The customs value, on the other hand, is generally based on the real value of the goods, the so-called transaction value, i.e. the price actually paid or payable for the goods when sold for export to the customs territory of the Union, which must be adjusted if necessary, see Article 70(1) UCC.

 

In the case of deliveries of goods between associated companies from a third country into the customs territory of the EU, the transfer price is often used as the basis for determining the customs value. As a consequence, different conflicts can arise, since the customs value is not always automatically the transfer price or the final transfer price. As described above, the customs value is determined concretely at the time of clearance, whereas the final transfer price is often not fixed until the end of the fiscal year, for example, when adjustments are made, e.g. planned costs are adapted to actual costs. In addition, transfer prices are often determined on a common basis for a large number of transactions, and customs values refer to a specific transaction.
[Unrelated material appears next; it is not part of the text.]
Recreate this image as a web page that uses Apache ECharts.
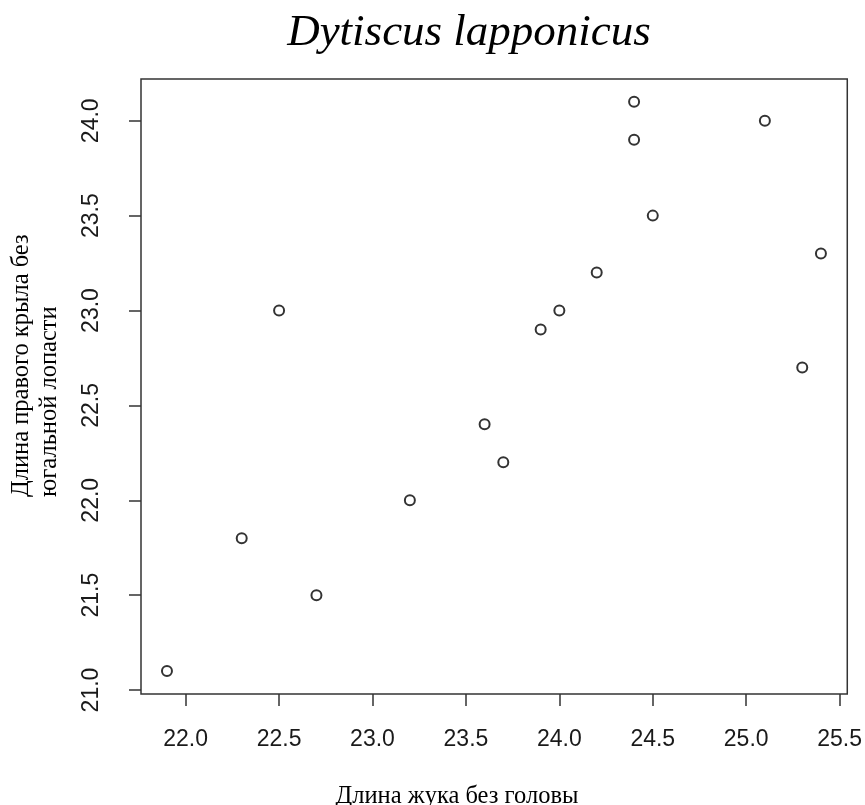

The year-end adjustments which are possible according to transfer pricing regulations can lead to the issue that adjustments in respect to the customs value and in this connection customs refunds are no longer possible for the company because subsequent price adjustments are only accepted by the customs administration in Germany if they lead to post-clearance collection of customs duties.

 

Implications

As explained above, the transfer price can in principle be used to determine the customs value. Problems arise if the transfer price is adapted after clearance of goods. When determining transfer prices and in the context of ”price setting”, it is therefore advisable to take future interdependencies with customs law into account and to make arrangements such as additional passages in intra-group contracts. Consequently, the interests of the group as well as those of the tax and customs authorities can be considered.